1
votes

I came across this nice article which gives an intuitive explanation of how convnets work.

Now trying to understand what is going on exactly inside a caffe conv layer:

With input data of shape 1 x 13 x 19 x 19, and 128 filters conv layer:

layers {
  name: "conv1_7x7_128"
  type: CONVOLUTION
  blobs_lr: 1.
  blobs_lr: 2.
  bottom: "data"
  top: "conv2"
  convolution_param {
    num_output: 128
    kernel_size: 7
    pad: 3
    weight_filler {
      type: "xavier"
      }
      bias_filler {
      type: "constant"
      }
    }
}

Layer output shape is 1 x 128 x 19 x 19 if i understand correctly.

Looking at the layer's weights' shapes in net->layers()[1]->blobs():

layer  1: type Convolution  'conv1_7x7_128'
  blob 0: 128 13 7 7
  blob 1: 128

Looks like blob 0 has all the weigths: one 7x7 matrix per plane (13) per filter (128).

Doing convolutions with blob 0 on 1 x 13 x 19 x 19 data, if i understand correctly we end up with 128 x 13 x 19 x 19 output (there's padding so each 7x7 matrix produces one number for each pixel)

  • How does 128 x 13 x 19 x 19 turn into layer's 1 x 128 x 19 x 19 output ?

  • What are the 128 weights in blob 1 ?

Bonus question: what is blobs_lr ?

1
a simple google of about the bonus question led me to Cf. MNISTtutorial for why people use 2 different strategy for learning rate: blobs_lr are the learning rate adjustments for the layer’s learnable parameters.

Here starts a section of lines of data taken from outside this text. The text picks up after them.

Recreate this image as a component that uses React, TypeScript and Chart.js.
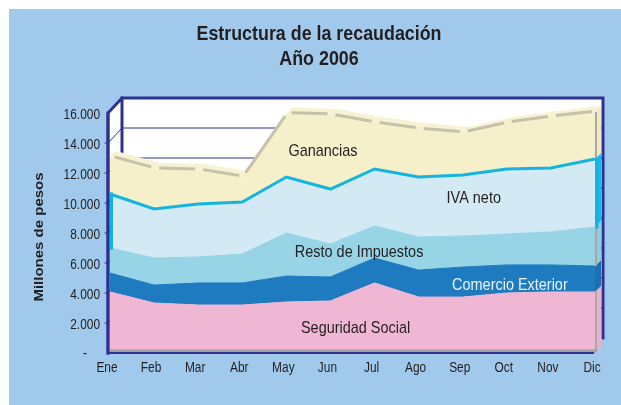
import { useEffect, useRef } from 'react';
import { Chart, registerables } from 'chart.js';
Chart.register(...registerables);

const months = ['Ene', 'Feb', 'Mar', 'Abr', 'May', 'Jun', 'Jul', 'Ago', 'Sep', 'Oct', 'Nov', 'Dic'];
const seguridadSocial = [4070, 3330, 3200, 3200, 3400, 3470, 4670, 3730, 3730, 4000, 4070, 4070];
const comercioExterior = [1260, 1200, 1470, 1470, 1730, 1600, 1660, 1800, 2000, 1870, 1800, 1730];
const restoImpuestos = [1670, 1800, 1730, 1930, 2870, 2200, 2140, 2200, 2070, 2060, 2200, 2600];
const ivaNeto = [3600, 3270, 3530, 3470, 3730, 3660, 3800, 4000, 4070, 4340, 4260, 4530];
const ganancias = [2470, 2670, 2270, 1660, 4220, 4940, 3060, 3200, 2800, 3060, 3400, 3140];
const yTickValues = [0, 2000, 4000, 6000, 8000, 10000, 12000, 14000, 16000];
const yTickLabels = ['-', '2.000', '4.000', '6.000', '8.000', '10.000', '12.000', '14.000', '16.000'];
const titleLines = ['Estructura de la recaudación', 'Año 2006'];
const yTitle = 'Millones de pesos';
// in-chart labels: [text, category position, value, color]
const areaLabels: [string, number, number, string][] = [
  ['Ganancias', 4.83, 13130, '#231f20'],
  ['IVA neto', 8.25, 10000, '#231f20'],
  ['Resto de Impuestos', 5.65, 6420, '#231f20'],
  ['Comercio Exterior', 9.07, 4200, '#eaf3fa'],
  ['Seguridad Social', 5.57, 1330, '#231f20'],
];

const FONT = '"Liberation Sans", Arial, Helvetica, sans-serif';
const BG = '#a0c9eb';
const NAVY = '#2e3192';
const PINK = '#efb7d4';
const BLUE = '#1f7bc0';
const RESTO = '#97d4e6';
const LIGHT = '#d3eaf4';
const CYAN = '#13b5e0';
const YELLOW = '#f5f0c9';
const SX = 0.85;

function txt(ctx: CanvasRenderingContext2D, s: string, x: number, y: number, font: string, color: string, align: CanvasTextAlign) {
  ctx.save();
  ctx.translate(x, y);
  ctx.scale(SX, 1);
  ctx.font = font;
  ctx.fillStyle = color;
  ctx.textAlign = align;
  ctx.textBaseline = 'alphabetic';
  ctx.fillText(s, 0, 0);
  ctx.restore();
}

function line(ctx: CanvasRenderingContext2D, pts: number[][], color: string, w: number) {
  ctx.save();
  ctx.strokeStyle = color;
  ctx.lineWidth = w;
  ctx.lineCap = 'square';
  ctx.beginPath();
  pts.forEach((p, i) => (i ? ctx.lineTo(p[0], p[1]) : ctx.moveTo(p[0], p[1])));
  ctx.stroke();
  ctx.restore();
}

function poly(ctx: CanvasRenderingContext2D, pts: number[][], color: string) {
  ctx.save();
  ctx.fillStyle = color;
  ctx.beginPath();
  pts.forEach((p, i) => (i ? ctx.lineTo(p[0], p[1]) : ctx.moveTo(p[0], p[1])));
  ctx.closePath();
  ctx.fill();
  ctx.restore();
}

const DX = 14;
const DY = 15;

const frame3d = {
  id: 'frame3d',
  beforeDraw(chart: any) {
    const ctx = chart.ctx;
    ctx.save();
    ctx.fillStyle = BG;
    ctx.fillRect(0, 0, chart.width, chart.height);
    ctx.restore();
  },
  beforeDatasetsDraw(chart: any) {
    const ctx = chart.ctx;
    const { left: L, right: R, bottom: B } = chart.chartArea;
    const y = chart.scales.y;
    const fx = L - 2;
    const bx = fx + DX;
    const bR = R + 8;
    const top = y.getPixelForValue(16000);
    const btop = top - DY;
    const bbot = y.getPixelForValue(0) - DY;
    poly(ctx, [[fx, top], [bx, btop], [bR, btop], [bR, bbot], [R - 3, B], [fx, B]], '#ffffff');
    yTickValues.forEach((v) => {
      if (v === 0 || v === 16000) return;
      const py = y.getPixelForValue(v);
      line(ctx, [[fx, py], [bx, py - DY], [bR, py - DY]], NAVY, 1);
      line(ctx, [[fx - 3, py], [fx, py]], NAVY, 1);
    });
    line(ctx, [[fx, B], [fx, top], [bx, btop], [bR, btop], [bR, bbot]], NAVY, 3);
    line(ctx, [[bx, btop], [bx, bbot]], NAVY, 3);
  },
  afterDatasetsDraw(chart: any) {
    const ctx = chart.ctx;
    const { left: L, right: R, bottom: B } = chart.chartArea;
    const x = chart.scales.x;
    const y = chart.scales.y;
    const fx = L - 2;
    const metas = [0, 1, 2, 3, 4].map((k) => chart.getDatasetMeta(k).data);
    const last = months.length - 1;
    const ox = 6, oy = 6;
    // top surface of the stack
    const topPts = metas[4];
    for (let i = 0; i < last; i++) {
      const a = topPts[i], b = topPts[i + 1];
      poly(ctx, [[a.x, a.y], [b.x, b.y], [b.x + ox, b.y - oy], [a.x + ox, a.y - oy]], '#f6f2d2');
    }
    poly(ctx, [[topPts[0].x - 2, topPts[0].y], [topPts[0].x + ox, topPts[0].y - oy], [topPts[0].x + ox, topPts[0].y + 2]], '#f6f2d2');
    // right faces
    const faceCols = ['#eab0cd', '#1c70b2', '#8fcde2', '#1bb8e3', '#efeac0'];
    const grayFace = [true, false, true, false, true];
    for (let k = 0; k < 5; k++) {
      const t = metas[k][last].y;
      const b = k === 0 ? B : metas[k - 1][last].y;
      poly(ctx, [[R, t], [R + ox, t - oy], [R + ox, b - oy], [R, b]], faceCols[k]);
    }
    for (let k = 0; k < 5; k++) {
      if (!grayFace[k]) continue;
      const t = metas[k][last].y;
      const b = k === 0 ? B - 2 : metas[k - 1][last].y;
      line(ctx, [[R + 1, t + 1], [R + 1, b - 1]], '#a8a8a8', 2);
    }
    // IVA side edges
    line(ctx, [[R + 2, metas[3][last].y], [R + 2, metas[2][last].y]], CYAN, 3);
    line(ctx, [[L + 1.5, metas[3][0].y], [L + 1.5, metas[2][0].y]], CYAN, 3);
    // gray segments on top edge
    for (let i = 0; i < last; i++) {
      const a = topPts[i], b = topPts[i + 1];
      const dx = b.x - a.x, dy = b.y - a.y;
      const len = Math.hypot(dx, dy);
      const ux = dx / len, uy = dy / len;
      ctx.save();
      ctx.strokeStyle = '#c6c2aa';
      ctx.lineWidth = 3;
      ctx.beginPath();
      ctx.moveTo(a.x + ux * 4 + 1, a.y + uy * 4 - 1);
      ctx.lineTo(b.x - ux * 4 + 1, b.y - uy * 4 - 1);
      ctx.stroke();
      ctx.restore();
    }
    // floor
    line(ctx, [[L, B - 2], [R, B - 2]], '#a0a0a0', 3);
    line(ctx, [[fx, B], [R - 2, B]], NAVY, 2);
    line(ctx, [[fx, B], [fx, y.getPixelForValue(16000)]], NAVY, 3);

    // area labels
    areaLabels.forEach(([s, idx, v, c]) => {
      txt(ctx, s, x.getPixelForValue(idx), y.getPixelForValue(v), `17px ${FONT}`, c, 'center');
    });
    // y tick labels
    yTickValues.forEach((v, i) => {
      const py = y.getPixelForValue(v) + 5.5;
      if (v === 0) txt(ctx, yTickLabels[i], fx - 21, py - 1, `14px ${FONT}`, '#231f20', 'right');
      else txt(ctx, yTickLabels[i], fx - 8, py, `14px ${FONT}`, '#231f20', 'right');
    });
    // x labels
    months.forEach((m, i) => {
      txt(ctx, m, x.getPixelForValue(i) - 3, B + 19, `14px ${FONT}`, '#231f20', 'center');
    });
    // titles
    txt(ctx, titleLines[0], 310, 31, `bold 21px ${FONT}`, '#231f20', 'center');
    txt(ctx, titleLines[1], 310, 56, `bold 21px ${FONT}`, '#231f20', 'center');
    // y title
    ctx.save();
    ctx.translate(30.5, 228);
    ctx.scale(SX, 1);
    ctx.rotate(-Math.PI / 2);
    ctx.font = `bold 15px ${FONT}`;
    ctx.fillStyle = '#231f20';
    ctx.textAlign = 'center';
    ctx.textBaseline = 'middle';
    ctx.fillText(yTitle, 0, 0);
    ctx.restore();
  },
};

export default function App() {
  const ref = useRef<HTMLCanvasElement>(null);
  useEffect(() => {
    const chart = new Chart(ref.current as HTMLCanvasElement, {
      type: 'line',
      data: {
        labels: months,
        datasets: [
          { label: 'Seguridad Social', data: seguridadSocial, backgroundColor: PINK, borderColor: PINK, borderWidth: 1, fill: 'origin' },
          { label: 'Comercio Exterior', data: comercioExterior, backgroundColor: BLUE, borderColor: BLUE, borderWidth: 1, fill: '-1' },
          { label: 'Resto de Impuestos', data: restoImpuestos, backgroundColor: RESTO, borderColor: RESTO, borderWidth: 1, fill: '-1' },
          { label: 'IVA neto', data: ivaNeto, backgroundColor: LIGHT, borderColor: CYAN, borderWidth: 3, fill: '-1' },
          { label: 'Ganancias', data: ganancias, backgroundColor: YELLOW, borderColor: YELLOW, borderWidth: 1, fill: '-1' },
        ],
      },
      options: {
        responsive: false,
        animation: false,
        devicePixelRatio: 1,
        layout: { padding: { top: 104, right: 26, bottom: 22, left: 0 } },
        elements: { point: { radius: 0, hoverRadius: 0 }, line: { tension: 0 } },
        plugins: { legend: { display: false }, tooltip: { enabled: false }, title: { display: false } },
        scales: {
          x: {
            offset: false,
            grid: { display: false },
            border: { display: false },
            ticks: { display: false },
            afterFit: (s: any) => { s.height = 30; },
          },
          y: {
            stacked: true,
            min: 0,
            max: 16000,
            grid: { display: false },
            border: { display: false },
            ticks: { display: false, stepSize: 2000 },
            afterFit: (s: any) => { s.width = 101; },
          },
        },
      },
      plugins: [frame3d],
    } as any);
    return () => chart.destroy();
  }, []);
  return (
    <div style={{ position: 'absolute', left: 9, top: 9, width: 612, height: 396 }}>
      <canvas ref={ref} width={612} height={396} style={{ display: 'block', width: 612, height: 396 }} />
    </div>
  );
}
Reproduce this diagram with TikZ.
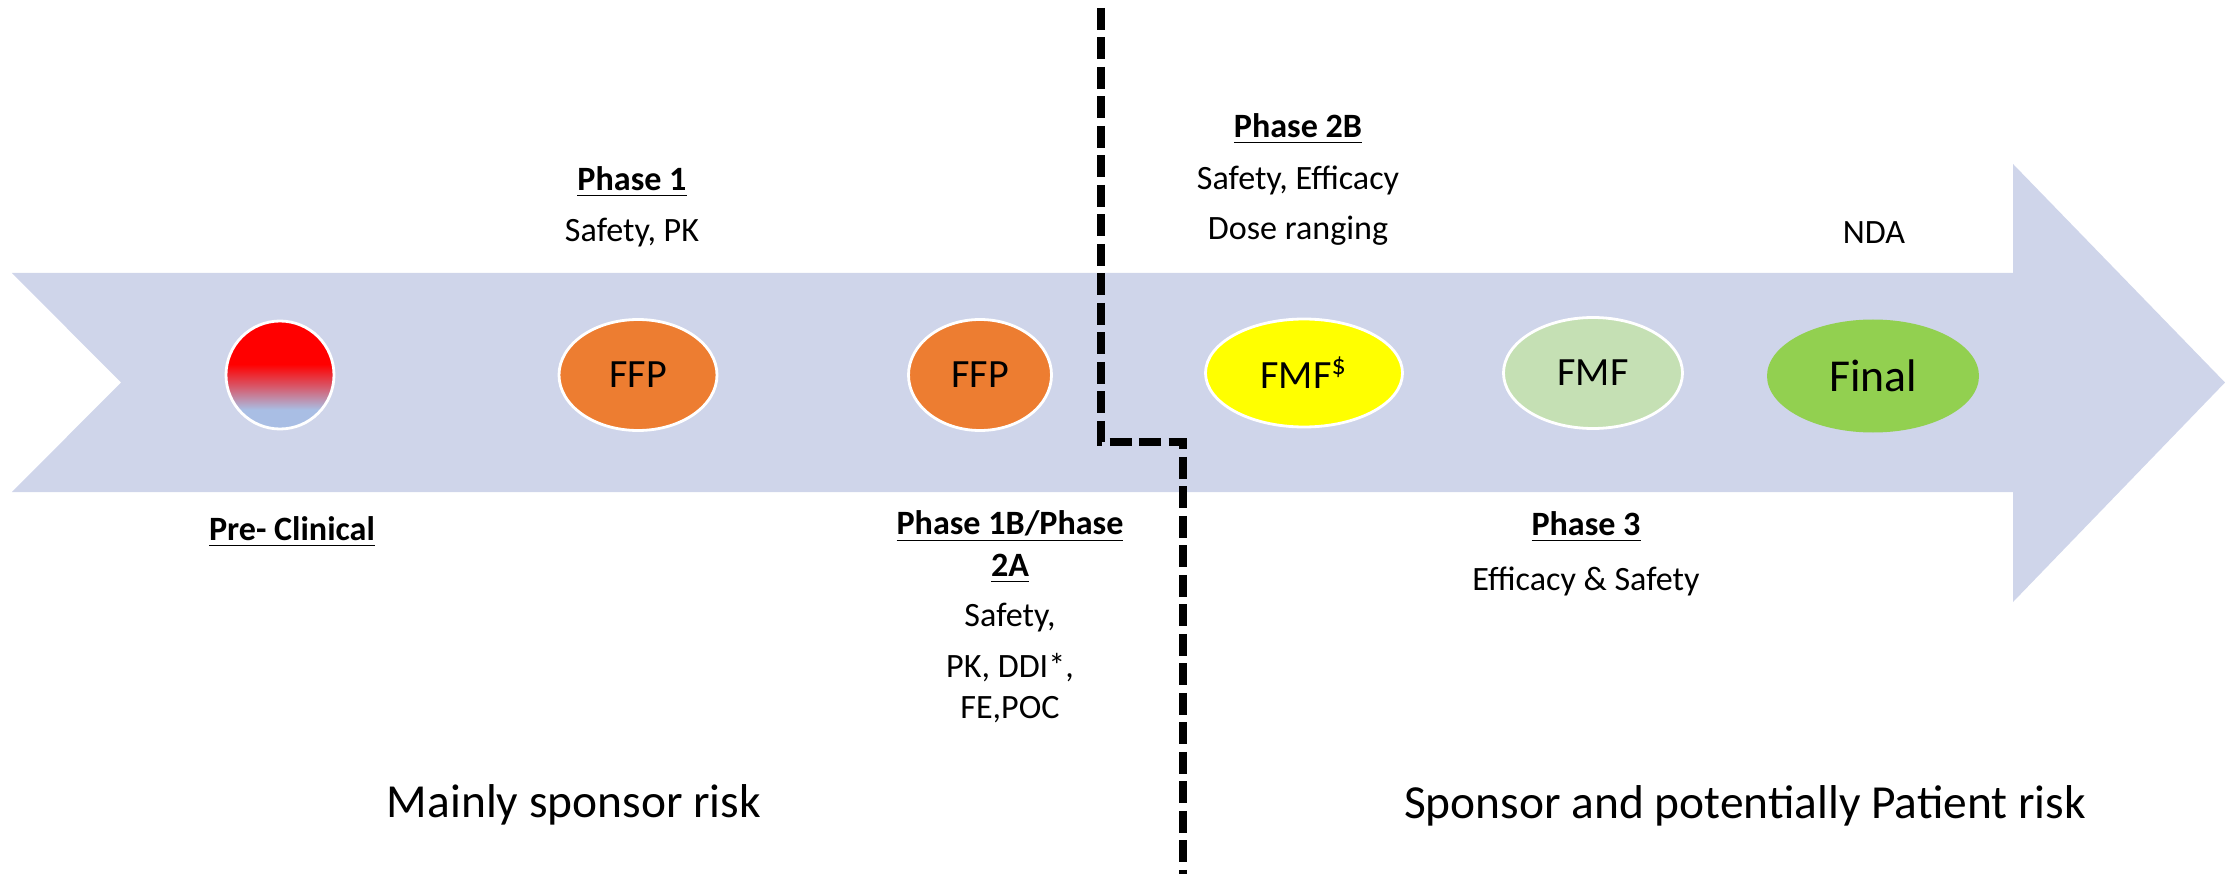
\documentclass[tikz,border=0pt]{standalone}
\usepackage{fontspec}
\setmainfont{Carlito}
\usepackage{xcolor}
\usetikzlibrary{shapes.geometric}

\definecolor{bandblue}{HTML}{CFD5EA}
\definecolor{ffporange}{HTML}{ED7D31}
\definecolor{fmfyellow}{HTML}{FFFF00}
\definecolor{fmfgreen}{HTML}{C5E0B4}
\definecolor{finalgreen}{HTML}{92D050}
\definecolor{preblue}{HTML}{A9BEE4}
\pgfdeclareverticalshading{preclin}{100bp}{color(0bp)=(preblue); color(34bp)=(preblue); color(45bp)=(red!55!preblue); color(55bp)=(red); color(100bp)=(red)}

\begin{document}
\begin{tikzpicture}[
    stage/.style={ellipse, draw=white, line width=0.8pt, inner sep=0pt, minimum height=1.11cm, font=\fontsize{11.4}{13}\selectfont},
    phase/.style={inner sep=0pt, align=center, font=\fontsize{9.7}{11.6}\selectfont},
    risk/.style={inner sep=0pt, font=\fontsize{13.5}{16}\selectfont},
    divider/.style={line width=0.076cm, dash pattern=on 0.22cm off 0.075cm}
]
\useasboundingbox (0,0) rectangle (22.25,8.74);
% timeline arrow
\fill[bandblue] (0.12,6.01) -- (20.13,6.01) -- (20.13,7.10) -- (22.25,4.915)
    -- (20.13,2.72) -- (20.13,3.82) -- (0.12,3.82) -- (1.21,4.915) -- cycle;
% stages
\node[circle, minimum size=1.08cm, inner sep=0pt, draw=white, line width=0.8pt, shade, shading=preclin] (pre) at (2.80,4.99) {};
\node[stage, fill=ffporange, minimum width=1.58cm] (ffpa) at (6.38,4.99) {FFP};
\node[stage, fill=ffporange, minimum width=1.43cm] (ffpb) at (9.80,4.99) {FFP};
\node[stage, fill=fmfyellow, minimum width=1.97cm, minimum height=1.08cm] (fmfs) at (13.04,5.01) {FMF\textsuperscript{\$}};
\node[stage, fill=fmfgreen, minimum width=1.79cm] (fmf) at (15.93,5.01) {FMF};
\node[stage, draw=none, fill=finalgreen, minimum width=2.12cm, minimum height=1.13cm, font=\fontsize{13}{15}\selectfont] (final) at (18.73,4.98) {Final};
% labels above
\node[phase] (ph1) at (6.32,6.92) {\underline{\textbf{Phase 1}}};
\node[phase] (ph1txt) at (6.32,6.41) {Safety, PK};
\node[phase] (ph2b) at (12.98,7.45) {\underline{\textbf{Phase 2B}}};
\node[phase] (ph2btxt) at (12.98,6.94) {Safety, Efficacy};
\node[phase] (ph2bdose) at (12.98,6.43) {Dose ranging};
\node[phase] (nda) at (18.74,6.41) {NDA};
% labels below
\node[phase] (prelab) at (2.92,3.42) {\underline{\textbf{Pre- Clinical}}};
\node[phase] (ph1b) at (10.10,3.27) {\underline{\textbf{Phase 1B/Phase}}\\[0.02cm]\underline{\textbf{2A}}};
\node[phase] (ph1btxt) at (10.10,2.56) {Safety,};
\node[phase] (ph1bpk) at (10.10,1.86) {PK, DDI*,\\FE,POC};
\node[phase] (ph3) at (15.86,3.47) {\underline{\textbf{Phase 3}}};
\node[phase] (ph3txt) at (15.86,2.93) {Efficacy \& Safety};
% risk split
\node[risk] (sponsor) at (5.74,0.69) {Mainly sponsor risk};
\node[risk] (patient) at (17.45,0.68) {Sponsor and potentially Patient risk};
\draw[divider] (11.01,8.66) |- (11.83,4.32) -- (11.83,0);
\end{tikzpicture}
\end{document}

In this case, we will set the weight learning rate to be the same as the learning rate given by the solver during runtime, and the bias learning rate to be twice as large as that - this usually leads to better convergence rates. github.com/BVLC/caffe/issues/913 - Eliethesaiyan

1 Answers

3
votes

You are quoting an older version of caffe's prototxt format. Adjusting to new format will give you

layer {  # layer and not layer*s*
  name: "conv1_7x7_128"
  type: "Convolution"  # tyoe as string
  param { lr_mult: 1. }  # instead of blobs_lr
  param { lr_mult: 2. }  # instead of blobs_lr 
  bottom: "data"
  top: "conv2"
  convolution_param {
    num_output: 128
    kernel_size: 7
    pad: 3
    weight_filler {
      type: "xavier"
      }
      bias_filler {
      type: "constant"
      }
    }
}

If you have input data of shape 1 x 13 x 19 x 19, means your batch_size is 1, you have 13 channels with spatial dimensions of 19 x 19.
Applying 128 filters of 7 x 7 (each filter is applied to all 13 input channels) means you have 128 filters of shape 13 x 7 x 7 (this is the shape of your first layer's parameter). Applying each filter results with a single output channel 1 x 1 x 19 x 19, since you have 128 such filters you end up with 1 x 128 x 19 x 19 output.

The second layer's parameter is the bias term - an additive scalar to the result of each filter. You can turn off the bias term by adding

bias_term: false

To the convolution_param of you layer.

You can read more about convolution layer here.

As for the bonus question, Eliethesaiyan already answered it well in his comment.